[x86] Bad code generated by TEST/JNE/TEST/JNE optimisation under -O3
Summary
There is a subtle bug in the TEST/JNE/TEST/JNE
peephole optimisation that changes the order of conditions and can result in the wrong branch being taken. It is possibly causing subtle failures on projects built under -O3 and above and at least one case of bad code generation appears in the compiler itself.
System Information
- Processor architecture: i386, x86_64
Steps to reproduce
Compile the following test project under -O3 -Sg (TestFunc
is where the bad code gets generated).`
program twblockf;
function TestFunc(Input1, Input2: Cardinal): Cardinal;
label
PrintNegative, PrintPositive;
begin
{ I know gotos are ugly, but I need to force a specific assembly genereation }
if (Input1 and $1) <> 0 then
goto PrintPositive;
if Input2 > 3 then
goto PrintNegative;
if (Input1 and $2) <> 0 then
goto PrintPositive;
PrintNegative:
{ Use arithmetic to prevent unwanted JMP/RET optimisations }
Exit(Input2 or $80000000);
PrintPositive:
{ Use arithmetic to prevent unwanted JMP/RET optimisations }
Exit(Input1 + Input2);
end;
const
Inputs1: array[0..4] of Cardinal = (1, 2, 2, 3, 4);
Inputs2: array[0..4] of Cardinal = (4, 3, 5, 6, 7);
Expected: array[0..4] of Cardinal = (5, 5, $80000005, 9, $80000007);
var
X: Integer; Output: Cardinal;
begin
for X := Low(Inputs1) to High(Inputs2) do
begin
Output := TestFunc(Inputs1[X], Inputs2[X]);
if Output <> Expected[X] then
begin
WriteLn('FAIL: TestFunc(', Inputs1[X], ', ', Inputs2[X], ') returned ', Output, ' but expected ', Expected[X]);
Halt(1);
end;
end;
WriteLn('ok');
end.
The test fails with the message FAIL: TestFunc(2, 5) returned 7 but expected 2147483653
.
In essence, the bad code is generated when 3 conditions run adjacent to each other, with the 1st and 3rd testing the same register for different bits and the 2nd condition checking a different register or address. If the 1st and 3rd conditions can be combined because any of the bits being set leads to the same branch, then they are incorrectly merged when a different condition is between them (without the 2nd condition, the merging would be correct)

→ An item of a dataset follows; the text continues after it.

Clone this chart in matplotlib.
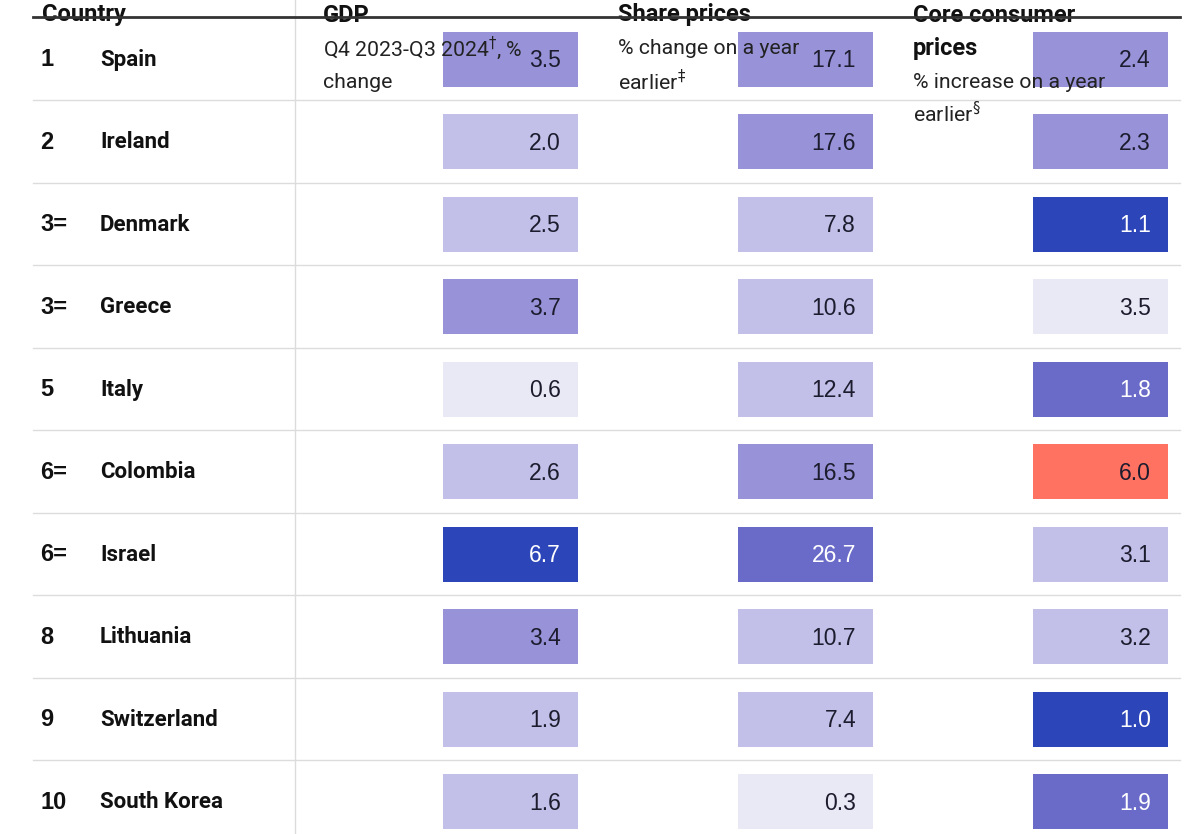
import matplotlib
matplotlib.use("Agg")
import matplotlib.pyplot as plt
from matplotlib import font_manager

ranks = ["1", "2", "3=", "3=", "5", "6=", "6=", "8", "9", "10"]
countries = ["Spain", "Ireland", "Denmark", "Greece", "Italy", "Colombia",
             "Israel", "Lithuania", "Switzerland", "South Korea"]
gdp = [3.5, 2.0, 2.5, 3.7, 0.6, 2.6, 6.7, 3.4, 1.9, 1.6]
shares = [17.1, 17.6, 7.8, 10.6, 12.4, 16.5, 26.7, 10.7, 7.4, 0.3]
core = [2.4, 2.3, 1.1, 3.5, 1.8, 6.0, 3.1, 3.2, 1.0, 1.9]

names = {f.name for f in font_manager.fontManager.ttflist}
narrow = "Liberation Sans Narrow" if "Liberation Sans Narrow" in names else "Roboto"
numfont = "Liberation Sans"

VLIGHT, LIGHT, MED, MDARK, DARK, RED = "#e9e9f6", "#c2bfe8", "#9893d8", "#6a6bc8", "#2c45b8", "#ff7161"

def gdp_color(v):
    if v < 1: return VLIGHT
    if v < 3: return LIGHT
    if v < 5: return MED
    return DARK

def share_color(v):
    if v < 5: return VLIGHT
    if v < 15: return LIGHT
    if v < 20: return MED
    return MDARK

def core_color(v):
    if v < 1.5: return DARK
    if v < 2.0: return MDARK
    if v < 3.0: return MED
    if v < 3.4: return LIGHT
    if v < 5: return VLIGHT
    return RED

W, H = 1200, 834
fig = plt.figure(figsize=(W / 100, H / 100), dpi=100)
ax = fig.add_axes([0, 0, 1, 1])
pitch = 82.5
c0 = 59.0
ax.set_xlim(0, W)
ax.set_ylim((H - c0) / pitch, -c0 / pitch)
ax.axis("off")

rows = list(range(len(countries)))
px = lambda p: (p - c0) / pitch  # pixel y to row units

# grid lines
for i in rows[:-1]:
    ax.plot([33, 1180], [i + 0.5, i + 0.5], color="#dcdcdc", lw=1.0, zorder=1)
ax.plot([295, 295], [px(0), px(H)], color="#dcdcdc", lw=1.0, zorder=1)

cols = [(443, gdp, gdp_color), (738, shares, share_color), (1033, core, core_color)]
bw, bh = 135, 55 / pitch
for left, vals, cf in cols:
    colors = [cf(v) for v in vals]
    ax.barh(rows, [bw] * len(vals), left=left, height=bh, color=colors, zorder=2)
    for i, v in enumerate(vals):
        dark = colors[i] in (DARK, MDARK)
        ax.text(left + bw - 17, i + 0.02, f"{v:.1f}", ha="right", va="center",
                fontsize=16.5, family=numfont,
                color="white" if dark else "#1c1c2e", zorder=4)

for i in rows:
    ax.text(40, i + 0.01, ranks[i], ha="left", va="center", fontsize=17,
            fontweight="bold", family="Liberation Sans", color="#111111", zorder=4)
    ax.text(100, i + 0.01, countries[i], ha="left", va="center", fontsize=16,
            fontweight="bold", family=narrow, color="#111111", zorder=4)

# header line
ax.plot([33, 1180], [px(17), px(17)], color="#333333", lw=2.0, zorder=5)

hy = px(15)
hdr = dict(ha="left", va="center", fontsize=17, fontweight="bold", family=narrow,
           color="#111111", zorder=4)
sub = dict(ha="left", va="center", fontsize=15.3, family=narrow, color="#222222", zorder=6)
ax.text(42, hy, "Country", **hdr)
ax.text(323, hy, "GDP", **hdr)
ax.text(618, hy, "Share prices", **hdr)
ax.text(913, hy, "Core consumer", **hdr)
ax.text(913, px(48), "prices", **hdr)

ax.text(323, px(48), "Q4 2023-Q3 2024$^{\u2020}$, %", **sub)
ax.text(323, px(82), "change", **sub)
ax.text(618, px(48), "% change on a year", **sub)
ax.text(618, px(82), "earlier$^{\u2021}$", **sub)
ax.text(913, px(82), "% increase on a year", **sub)
ax.text(913, px(114), "earlier$^{\u00a7}$", **sub)

fig.savefig("out.png", dpi=100)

What is the current bug behavior?
The condition order is being violated and causing the wrong conditional branch to be taken.
What is the expected (correct) behavior?
The peephole optimizer should not be generating bad code!
Relevant logs and/or screenshots
This is TestFunc
in the above test project on x86_64-win64 under -O2 (non-jump labels removed for clarity):
.section .text.n_p$twblockf_$$_testfunc$longword$longword$$longword,"ax"
.balign 16,0x90
.globl P$TWBLOCKF_$$_TESTFUNC$LONGWORD$LONGWORD$$LONGWORD
P$TWBLOCKF_$$_TESTFUNC$LONGWORD$LONGWORD$$LONGWORD:
testb $1,%cl
jne .Lj7
cmpl $3,%edx
ja .Lj10
testb $2,%cl
jne .Lj7
.p2align 4,,10
.p2align 3
.Lj10:
movl %edx,%eax
orl $-2147483648,%eax
ret
.p2align 4,,10
.p2align 3
.Lj7:
leal (%ecx,%edx),%eax
ret
This is the same function under -O3 - due to a cascade of other optimisations, the second condition gets removed completely:
.section .text.n_p$twblockf_$$_testfunc$longword$longword$$longword,"ax"
.balign 16,0x90
.globl P$TWBLOCKF_$$_TESTFUNC$LONGWORD$LONGWORD$$LONGWORD
P$TWBLOCKF_$$_TESTFUNC$LONGWORD$LONGWORD$$LONGWORD:
testb $3,%cl
jne .Lj7
movl %edx,%eax
orl $-2147483648,%eax
ret
.p2align 4,,10
.p2align 3
.Lj7:
leal (%ecx,%edx),%eax
ret
In the compiler (this time, using i386-win32 as an example) in the psub
unit, the tcgprocinfo.set_eh_info
gets bad code generated under -O3:
.section .text.n_psub$_$tcgprocinfo_$__$$_set_eh_info,"ax"
.balign 16,0x90
.globl PSUB$_$TCGPROCINFO_$__$$_SET_EH_INFO
PSUB$_$TCGPROCINFO_$__$$_SET_EH_INFO:
pushl %ebx
movl %eax,%ebx
call PROCINFO$_$TPROCINFO_$__$$_SET_EH_INFO
testb $16,U_$SYSTEMS_$$_TARGET_INFO+60
je .Lj426
movl 124(%ebx),%eax
testl $20,%eax
jne .Lj427
.Lj426:
testl $33554432,124(%ebx)
je .Lj434
.Lj427:
movl $_$PSUB$_Ld25,%eax
call SYMTABLE_$$_SEARCH_SYSTEM_PROC$TIDSTRING$$TPROCDEF
movl %eax,%edx
movl 72(%ebx),%eax
call SYMDEF$_$TPROCDEF_$__$$_SETPERSONALITY$TPROCDEF
.Lj434:
popl %ebx
ret
For clarity, this is the routine in question:
procedure tcgprocinfo.set_eh_info;
begin
inherited;
if (tf_use_psabieh in target_info.flags) and
((pi_uses_exceptions in flags) or
((cs_implicit_exceptions in current_settings.moduleswitches) and
(pi_needs_implicit_finally in flags))) or
(pi_has_except_table_data in flags) then
procdef.personality:=search_system_proc('_FPC_PSABIEH_PERSONALITY_V0');
end;
The testl $20,%eax
instruction was formed by erroneously merging (pi_uses_exceptions in flags)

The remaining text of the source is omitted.